The method was evaluated on OWOD Split and OW-DETR Split benchmarks, as well as the long-tail LVIS dataset.

Unknown Recall (U-R): BOUND consistently achieves higher Unknown Recall compared to baselines (e.g., OW-DETR, PROB, RandBox).
- Example: On OWOD Split Task 1, BOUND achieved 20.9% U-R vs. 19.4% for the next best (PROB).
Known Class mAP: BOUND maintains competitive mAP for known classes, showing that the new mechanisms do not degrade existing detection capabilities.
Hierarchy Accuracy (HAcc): BOUND is the only model capable of assigning unknowns to correct parent nodes.
- Achieved up to 29.9% HAcc on OWOD Split.
- On the LVIS dataset (1,200 classes), BOUND maintained stable performance with 79.5% HAcc at depth 3, proving scalability.
Qualitative Analysis: Visualizations show BOUND correctly identifying and categorizing unknowns (e.g., labeling an excavator as "Land Vehicle" and a spatula as "Utensil"), whereas baselines either miss them or label them generically.

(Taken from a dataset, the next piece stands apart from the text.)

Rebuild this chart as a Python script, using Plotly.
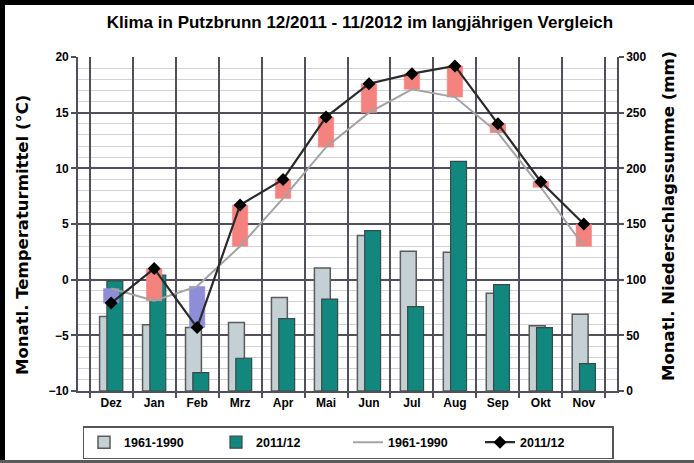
import plotly.graph_objects as go

months = ["Dez", "Jan", "Feb", "Mrz", "Apr", "Mai", "Jun", "Jul", "Aug", "Sep", "Okt", "Nov"]
precip_normal = [67, 59.5, 57, 61.5, 84, 110.5, 139.6, 125.5, 124.6, 87.7, 58.6, 69]
precip_2012 = [99, 104, 16.5, 29.4, 65, 82.6, 144, 75.7, 206.3, 95.5, 57, 24.6]
temp_normal = [-0.8, -1.9, -0.6, 3.0, 7.3, 11.9, 15.0, 17.1, 16.4, 13.2, 8.3, 3.0]
temp_2012 = [-2.1, 1.0, -4.3, 6.7, 9.0, 14.6, 17.6, 18.5, 19.2, 14.0, 8.8, 5.0]

FONT = "Liberation Sans"
DARK = "#50505a"
W, H = 694, 463
ML, MR, MT, MB = 78, 77, 57, 72
PW, PH = W - ML - MR, H - MT - MB

diff = [a - n for a, n in zip(temp_2012, temp_normal)]
diff_colors = ["#f4837f" if d >= 0 else "#8e8ed8" for d in diff]

fig = go.Figure()

# precipitation bars (base axis, right side)
fig.add_trace(go.Bar(
    x=months, y=precip_normal, name="1961-1990", yaxis="y",
    width=0.37, offset=-0.27,
    marker=dict(color="#c4d0d4", line=dict(color="#5a5a5a", width=1.5)),
))
fig.add_trace(go.Bar(
    x=months, y=precip_2012, name="2011/12", yaxis="y",
    width=0.37, offset=-0.10,
    marker=dict(color="#12877e", line=dict(color="#3a4a48", width=1.2)),
))

# temperature difference rectangles
fig.add_trace(go.Bar(
    x=months, y=diff, base=temp_normal, yaxis="y2", showlegend=False,
    width=0.36, offset=-0.18,
    marker=dict(color=diff_colors, line=dict(color=diff_colors, width=0.5)),
    hoverinfo="skip",
))

# temperature lines
fig.add_trace(go.Scatter(
    x=months, y=temp_normal, name="1961-1990", yaxis="y2", mode="lines",
    line=dict(color="#a3a3a3", width=2),
))
fig.add_trace(go.Scatter(
    x=months, y=temp_2012, name="2011/12", yaxis="y2", mode="lines+markers",
    line=dict(color="#2a2a2a", width=2.2),
    marker=dict(symbol="diamond", size=10, color="black"),
))

tickfont = dict(family=FONT, size=12, color="black", weight="bold")
axtitlefont = dict(family="DejaVu Sans", size=16.5, color="black", weight="bold")

def px_x(px):
    return (px - ML) / PW

def px_y(py):
    return (H - MB - py) / PH

fig.update_layout(
    width=W, height=H,
    margin=dict(l=ML, r=MR, t=MT, b=MB, autoexpand=False),
    paper_bgcolor="white", plot_bgcolor="white",
    barmode="overlay",
    showlegend=True,
    title=dict(
        text="Klima in Putzbrunn 12/2011 - 11/2012 im langjährigen Vergleich",
        font=dict(family=FONT, size=17, color="black", weight="bold"),
        x=360 / W, xref="container", xanchor="center",
        y=1 - 22 / H, yref="container", yanchor="middle",
    ),
    xaxis=dict(
        type="category", tickson="boundaries", automargin=False,
        showgrid=True, gridcolor=DARK, gridwidth=1.6,
        showline=True, linecolor=DARK, linewidth=1.6,
        ticks="outside", ticklen=5, tickcolor=DARK, tickwidth=1.5,
        tickfont=tickfont, fixedrange=True,
    ),
    yaxis=dict(
        side="right", range=[0, 300], dtick=50, automargin=False,
        showgrid=True, gridcolor=DARK, gridwidth=1.6,
        minor=dict(dtick=10, showgrid=True, gridcolor="#d2d2d6", gridwidth=1),
        showline=True, linecolor=DARK, linewidth=1.6,
        ticks="outside", ticklen=5, tickcolor=DARK, tickwidth=1.5,
        tickfont=tickfont, zeroline=False,
    ),
    yaxis2=dict(
        overlaying="y", side="left", range=[-10, 20], dtick=5, automargin=False,
        showgrid=False, zeroline=False,
        showline=True, linecolor=DARK, linewidth=1.6,
        ticks="outside", ticklen=5, tickcolor=DARK, tickwidth=1.5,
        tickfont=tickfont,
    ),
    legend=dict(
        orientation="h", x=px_x(348), xanchor="center", y=px_y(426), yanchor="top",
        bordercolor="#555555", borderwidth=1.5, bgcolor="white",
        font=dict(family=FONT, size=12.5, color="black", weight="bold"),
        traceorder="normal", entrywidth=87, entrywidthmode="pixels",
        itemwidth=30, tracegroupgap=0,
    ),
    annotations=[
        dict(text="Monatl. Temperaturmittel (°C)", textangle=-90,
             xref="paper", yref="paper", x=px_x(22), y=px_y(235),
             xanchor="center", yanchor="middle", showarrow=False, font=axtitlefont),
        dict(text="Monatl. Niederschlagssumme (mm)", textangle=-90,
             xref="paper", yref="paper", x=px_x(668), y=px_y(216),
             xanchor="center", yanchor="middle", showarrow=False, font=axtitlefont),
    ],
    shapes=[
        dict(type="rect", xref="paper", yref="paper",
             x0=px_x(0), x1=px_x(5), y0=px_y(H), y1=px_y(0),
             fillcolor="black", line=dict(width=0), layer="above"),
        dict(type="rect", xref="paper", yref="paper",
             x0=px_x(0), x1=px_x(W), y0=px_y(5), y1=px_y(0),
             fillcolor="black", line=dict(width=0), layer="above"),
        dict(type="rect", xref="paper", yref="paper",
             x0=px_x(0), x1=px_x(W), y0=px_y(H), y1=px_y(460),
             fillcolor="#5a5a5a", line=dict(width=0), layer="above"),
    ],
)

fig.write_html(
    "out.html",
    config={"displayModeBar": False},
    post_script="document.body.style.margin='0';document.body.style.overflow='hidden';",
)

5. Significance and Future Work

Significance: BOUND moves Open-World Object Detection beyond a simplistic "Known vs. Unknown" dichotomy. By providing structured, interpretable semantic information about unknown objects, it enables safer and more informed decision-making in critical applications like autonomous driving and robotics.
Future Directions:
- Vision-Language Models (VLMs): Leveraging VLMs (like CLIP) to guide relabeling and provide richer semantic hierarchies, addressing the limitation that image-based methods are biased toward visual similarities with known classes.
- Multimodal Fusion: Incorporating audio or thermal data to distinguish unknown objects that share limited visual similarity with known categories (e.g., distinguishing a tractor by engine sound).

In conclusion, BOUND represents a significant step forward in making object detectors truly "open-world" capable, transforming the detection of the unknown from a safety failure into a semantically rich, actionable insight.